Multiplex operator PVR is aiming to double its revenue to around Rs 4,000 crore and screen count to 1,000 across the country in next five years. “Our strategy is to increase screen penetration in India. We are about 570 screens andin next four to five years we would double screen count and cross 1,000 screen,” PVR Chief Financial Officer Nitin Sood told PTI. He further added: “Once we get to 1,000 screens, our revenue would be around Rs 3,500 crore to Rs 4,500 crore.”
In FY 2015-16, PVR had a revenue of Rs 1,743.98 crore and this fiscal it would be around Rs 2,100 crore, Sood added.
With the increase in the number of screens, he said in the next three years “people watching movies at our theatres will rise to 100 million from 75 million today”. As the company grows, Sood said it would be a challenge to bring more variety to entertain millions of customers on a daily basis.
“How do we complement more entertainment for the customers and how do we offer more variety under food and beverages (F&B)? Can we bring more merchandising and add more advertising revenue stream? That would be the two pillars of our strategy,” he added. As per its strategy, PVR would continue to grow in the existing Tier I and II cities and also go to Tier III and IV regions.

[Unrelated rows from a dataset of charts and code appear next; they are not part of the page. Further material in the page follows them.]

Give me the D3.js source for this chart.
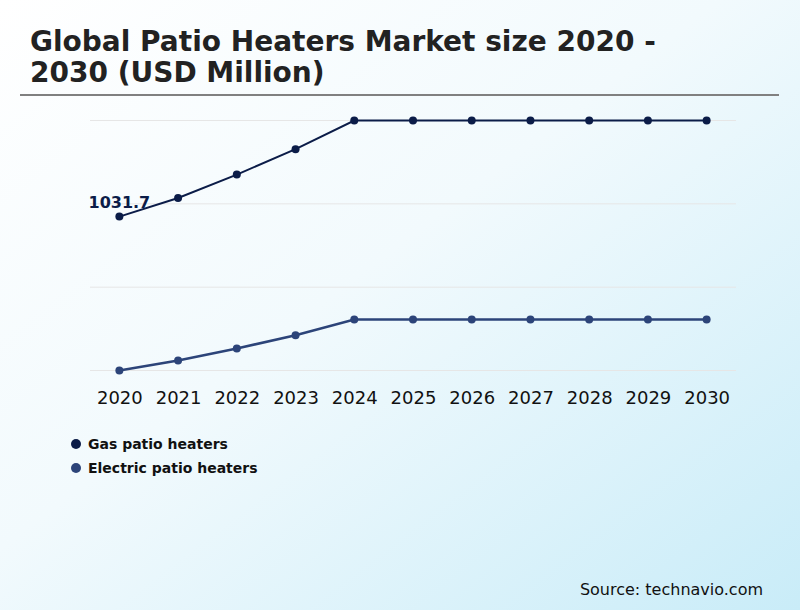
<!DOCTYPE html>
<html>
<head>
<meta charset="utf-8">
<script src="https://cdn.jsdelivr.net/npm/d3@7"></script>
<style>
  html, body { margin: 0; padding: 0; }
  body { width: 800px; height: 610px; overflow: hidden; font-family: "DejaVu Sans", sans-serif; }
</style>
</head>
<body>
<div id="chart"></div>
<script>
// data (USD million)
var years = ['2020', '2021', '2022', '2023', '2024', '2025', '2026', '2027', '2028', '2029', '2030'];
var gasValues = [1031.7, 1087.7, 1157.8, 1234, 1320, 1320, 1320, 1320, 1320, 1320, 1320];
var electricValues = [570, 600, 636, 676, 723, 723, 723, 723, 723, 723, 723];
var seriesNames = ['Gas patio heaters', 'Electric patio heaters'];
var seriesColors = ['#0b1c48', '#2c4479'];
var gridValues = [570, 820, 1070, 1320];

var width = 800, height = 610;
var margin = { top: 120.5, right: 64, bottom: 239.5, left: 90 };

var svg = d3.select('#chart')
    .append('svg')
    .attr('width', width)
    .attr('height', height);

// background gradient
var defs = svg.append('defs');
var grad = defs.append('linearGradient')
    .attr('id', 'bg')
    .attr('x1', '0%').attr('y1', '0%')
    .attr('x2', '100%').attr('y2', '100%');
grad.append('stop').attr('offset', '0%').attr('stop-color', '#ffffff');
grad.append('stop').attr('offset', '45%').attr('stop-color', '#f2fafd');
grad.append('stop').attr('offset', '100%').attr('stop-color', '#c9ecf8');

svg.append('rect')
    .attr('width', width)
    .attr('height', height)
    .attr('fill', 'url(#bg)');

// title
var title = svg.append('text')
    .attr('x', 30)
    .attr('y', 51)
    .attr('font-size', 28)
    .attr('font-weight', 'bold')
    .attr('fill', '#222222');
title.append('tspan').attr('x', 30).text('Global Patio Heaters Market size 2020 -');
title.append('tspan').attr('x', 30).attr('dy', 31).text('2030 (USD Million)');

svg.append('line')
    .attr('x1', 20).attr('x2', 779)
    .attr('y1', 95).attr('y2', 95)
    .attr('stroke', '#808080')
    .attr('stroke-width', 2);

var innerW = width - margin.left - margin.right,
    innerH = height - margin.top - margin.bottom;

var g = svg.append('g')
    .attr('transform', 'translate(' + margin.left + ',' + margin.top + ')');

var xScale = d3.scalePoint()
    .domain(years)
    .range([0, innerW])
    .padding(0.5);

var yScale = d3.scaleLinear()
    .domain([gridValues[0], gridValues[gridValues.length - 1]])
    .range([innerH, 0]);

// grid lines
g.selectAll('.grid')
    .data(gridValues)
    .enter()
    .append('line')
    .attr('class', 'grid')
    .attr('x1', 0)
    .attr('x2', innerW)
    .attr('y1', function(d) { return yScale(d); })
    .attr('y2', function(d) { return yScale(d); })
    .attr('stroke', '#e6e6e6')
    .attr('stroke-width', 1);

// x axis
var xAxis = d3.axisBottom(xScale).tickSize(0).tickPadding(21);
var xG = g.append('g')
    .attr('class', 'x-axis')
    .attr('transform', 'translate(0,' + innerH + ')')
    .call(xAxis);
xG.select('.domain').remove();
xG.selectAll('text')
    .attr('font-size', 18)
    .attr('font-family', 'DejaVu Sans, sans-serif')
    .attr('fill', '#111111');

var series = [
    { name: seriesNames[0], values: gasValues, color: seriesColors[0], width: 2 },
    { name: seriesNames[1], values: electricValues, color: seriesColors[1], width: 2.5 }
];

var line = d3.line()
    .x(function(d, i) { return xScale(years[i]); })
    .y(function(d) { return yScale(d); });

series.forEach(function(s) {
    g.append('path')
        .datum(s.values)
        .attr('fill', 'none')
        .attr('stroke', s.color)
        .attr('stroke-width', s.width)
        .attr('d', line);

    g.selectAll(null)
        .data(s.values)
        .enter()
        .append('circle')
        .attr('cx', function(d, i) { return xScale(years[i]); })
        .attr('cy', function(d) { return yScale(d); })
        .attr('r', 4)
        .attr('fill', s.color);
});

// first value label
g.append('text')
    .attr('x', xScale(years[0]))
    .attr('y', yScale(gasValues[0]) - 9)
    .attr('text-anchor', 'middle')
    .attr('font-size', 16)
    .attr('font-weight', 'bold')
    .attr('fill', seriesColors[0])
    .text(d3.format('.1f')(gasValues[0]));

// legend
var legend = svg.selectAll('.legend')
    .data(series)
    .enter()
    .append('g')
    .attr('class', 'legend')
    .attr('transform', function(d, i) { return 'translate(76,' + (444 + i * 24) + ')'; });

legend.append('circle')
    .attr('r', 5)
    .attr('fill', function(d) { return d.color; });

legend.append('text')
    .attr('x', 12)
    .attr('y', 5)
    .attr('font-size', 14)
    .attr('font-weight', 'bold')
    .attr('fill', '#111111')
    .text(function(d) { return d.name; });

// source
svg.append('text')
    .attr('x', 763)
    .attr('y', 595)
    .attr('text-anchor', 'end')
    .attr('font-size', 16)
    .attr('fill', '#111111')
    .text('Source: technavio.com');
</script>
</body>
</html>
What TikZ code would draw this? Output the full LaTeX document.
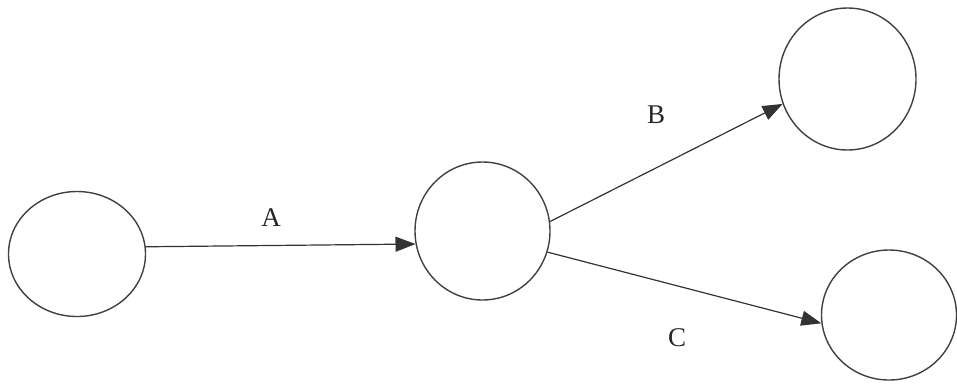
\documentclass[tikz,border=0pt]{standalone}
\usepackage{fontspec}
\setmainfont{Liberation Serif}
\usetikzlibrary{shapes.geometric,arrows.meta}
\begin{document}
\begin{tikzpicture}[x=1pt,y=-1pt,
  state/.style={ellipse,draw=black!75,line width=1.4pt,inner sep=0pt},
  conn/.style={draw=black!80,line width=1.2pt,-{Triangle[length=20pt,width=15pt]}},
  lbl/.style={font=\fontsize{27}{29}\selectfont,text=black!85}]
\useasboundingbox (0,0) rectangle (957,384);
\node[state,minimum width=137pt,minimum height=125pt] (c1) at (77,254) {};
\node[state,minimum width=135pt,minimum height=138pt] (c2) at (482.5,231) {};
\node[state,minimum width=137pt,minimum height=142pt] (c3) at (847.5,79) {};
\node[state,minimum width=135pt,minimum height=130pt] (c4) at (889,315) {};
\draw[conn] (c1.6) -- (c2.191);
\draw[conn] (c2.8) -- (c3.201);
\draw[conn] (c2.342) -- (c4.187);
\node[lbl] (la) at (271,218) {A};
\node[lbl] (lb) at (656,115) {B};
\node[lbl] (lc) at (677,338) {C};
\end{tikzpicture}
\end{document}
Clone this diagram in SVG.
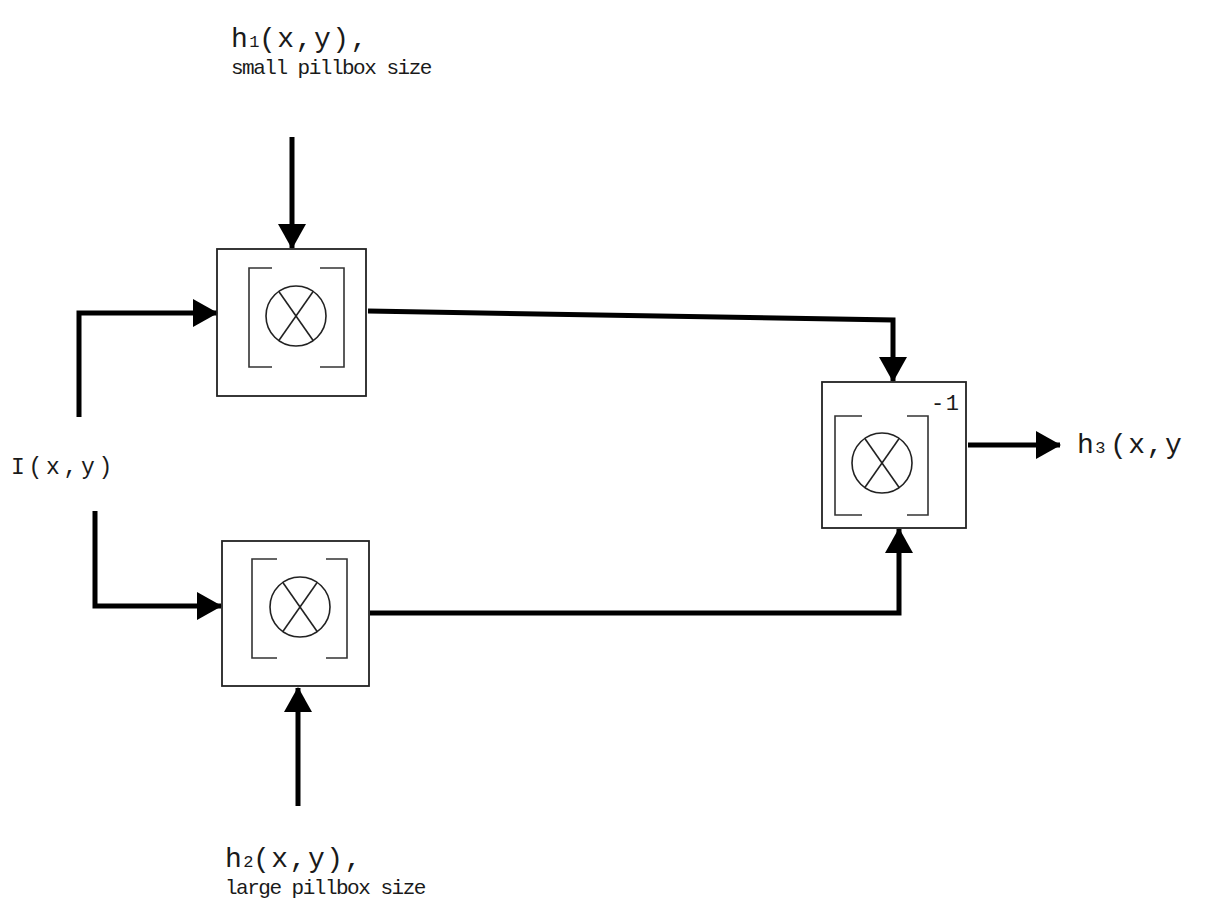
<svg xmlns="http://www.w3.org/2000/svg" width="1207" height="911" viewBox="0 0 1207 911">
  <style>
    .txt { font-family: "Liberation Mono", "Courier New", monospace; fill: #1a1a1a; }
    .big { font-size: 28px; letter-spacing: 1.5px; }
    .small { font-size: 21px; letter-spacing: -1.5px; }
    .sub { font-size: 17px; letter-spacing: 0; }
    .box { fill: none; stroke: #222; stroke-width: 1.8; }
    .brk { fill: none; stroke: #333; stroke-width: 1.6; }
    .mul { fill: none; stroke: #222; stroke-width: 1.6; }
    .wire { fill: none; stroke: #000; stroke-width: 5; stroke-linejoin: miter; }
  </style>
  <defs>
    <marker id="head" viewBox="0 0 25 28" refX="24" refY="14" markerWidth="25" markerHeight="28" markerUnits="userSpaceOnUse" orient="auto">
      <path d="M0,0 L25,14 L0,28 Z" fill="#000"/>
    </marker>
    <!-- multiplier symbol: circle with a cross -->
    <g id="times">
      <circle r="30" class="mul"/>
      <line x1="-17.5" y1="-25" x2="17.5" y2="25" class="mul"/>
      <line x1="17.5" y1="-25" x2="-17.5" y2="25" class="mul"/>
    </g>
  </defs>
  <rect width="1207" height="911" fill="#fff"/>

  <!-- connectors -->
  <g id="connectors">
    <line class="wire" x1="292" y1="137" x2="292" y2="248" marker-end="url(#head)"/>
    <polyline class="wire" points="79,417 79,313 217,313" marker-end="url(#head)"/>
    <polyline class="wire" points="95,511 95,606 221,606" marker-end="url(#head)"/>
    <line class="wire" x1="298" y1="806" x2="298" y2="688" marker-end="url(#head)"/>
    <polyline class="wire" points="368,311 893,320 893,381" marker-end="url(#head)"/>
    <polyline class="wire" points="370,613 899,613 899,529" marker-end="url(#head)"/>
    <line class="wire" x1="968" y1="445" x2="1060" y2="445" marker-end="url(#head)"/>
  </g>

  <!-- upper convolution block -->
  <g id="conv-small">
    <rect class="box" x="217" y="249" width="149" height="147"/>
    <path class="brk" d="M272,268 H249 V367 H272 M320,268 H344 V367 H320"/>
    <use href="#times" x="296" y="316"/>
  </g>

  <!-- lower convolution block -->
  <g id="conv-large">
    <rect class="box" x="222" y="541" width="147" height="145"/>
    <path class="brk" d="M277,559 H252 V658 H277 M326,559 H347 V658 H326"/>
    <use href="#times" x="300" y="607"/>
  </g>

  <!-- deconvolution block -->
  <g id="deconv">
    <rect class="box" x="822" y="382" width="144" height="146"/>
    <path class="brk" d="M862,416 H835 V515 H862 M907,416 H928 V515 H907"/>
    <use href="#times" x="882" y="463"/>
    <text class="txt" x="931" y="410" font-size="22" letter-spacing="1.5">-1</text>
  </g>

  <!-- labels -->
  <g id="label-h1">
    <text class="txt big" x="231" y="47">h<tspan class="sub">1</tspan><tspan x="259">(x,y),</tspan></text>
    <text class="txt small" x="231" y="74">small pillbox size</text>
  </g>
  <g id="label-input">
    <text class="txt" x="11" y="474" font-size="23" letter-spacing="3.7">I(x,y)</text>
  </g>
  <g id="label-h2">
    <text class="txt big" x="225" y="867">h<tspan class="sub">2</tspan><tspan x="253">(x,y),</tspan></text>
    <text class="txt small" x="225" y="894">large pillbox size</text>
  </g>
  <g id="label-h3">
    <text class="txt big" x="1077" y="453">h<tspan class="sub">3</tspan><tspan x="1110">(x,y</tspan></text>
  </g>
</svg>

“Today we are in 50 odd cities and our aim would be over the next five years to expand to 90 to 100 cities as we expand to 1,000 screen portfolio,” Sood said. PVR, which acquired DT Cinemas last year, would pursue both organic as well as inorganic growth opportunities as the sector is witnessing consolidation, the CFO said.
“The bulk of growth would come from organic growth only as inorganic consolidation possibilities are very small, which are left right now. However, if there is something available on the way from inorganic prospective, we would look on it,” Sood said. Moreover, the company is also expecting that ratio of revenue from food and beverages (F&B) would increase from 26 per cent to 30 per cent 4-5 years. “Today a customers spends 40 per cent of its ticket price on F&B and our aim would be 5 years, it should go up to 50 per cent,” he said.